TensorFlow Lite pulls throttle, adds speed as it puts OpenCL in the sidecar

TensorFlow Lite pulls throttle, adds speed as it puts OpenCL in the sidecar

The team behind the GPU inference engine of mobile deep learning framework TensorFlow Lite successfully finished experiments with an OpenCL-based flavour for Android, promising up to double the speed when compared to its OpenGL counterpart.

The alternative backend has been part of the TensorFlow repository for about a year already, so it has been tested quite a bit. However the engineers behind the addition have waited until now to officially launch the engine, making it a bit more visible to developers using TFLite on Android devices.

An inference engine is a component used to apply learned rules to extract new information, which is useful in environments where coming up with completely new rules isn’t feasible due to limited resources – as is often the case on mobile or embedded systems.

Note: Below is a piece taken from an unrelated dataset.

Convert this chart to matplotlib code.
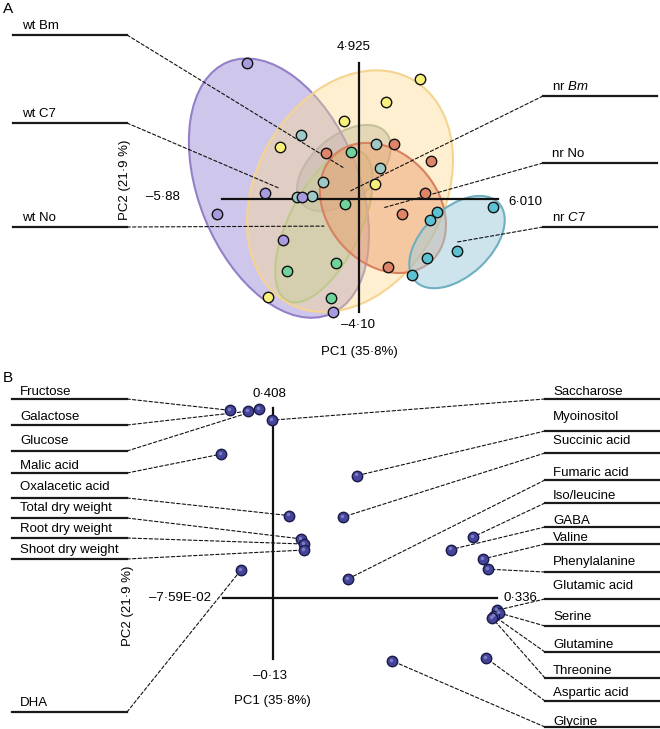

The idea to give OpenCL a go was motivated by the fact that the framework was designed with the use of various accelerators in mind. Meanwhile Open Graphics Library OpenGL, which is normally used in TensorFlow Lite when GPUs are roped into the inference process, only learned to work with certain components pretty late. As a consequence, its API has the burden of needing to stay backward compatible, which the team felt sometimes keeps them from getting the most of a device’s GPU.

Other than the easy accelerator use, OpenCL offers good profiling options which help to uncover potential for optimisation, supports 16-bit precision floating point, and comes with constant memory, which has proven efficient in certain layers of a neural network. Making use of these features in a OpenCL backend saw the inference engine working twice as fast as the usual OpenGL solution, especially on the Adreno GPU series developed at Qualcomm.

While this all sounds promising, the new backend has a major drawback: OpenCL isn’t part of the standard Android distribution and might therefore not be available to everyone. To work around that, the TFLite GPU delegate was fitted with a checking mechanism which employs OpenCL once found and falls back to OpenGL should the other framework not be available.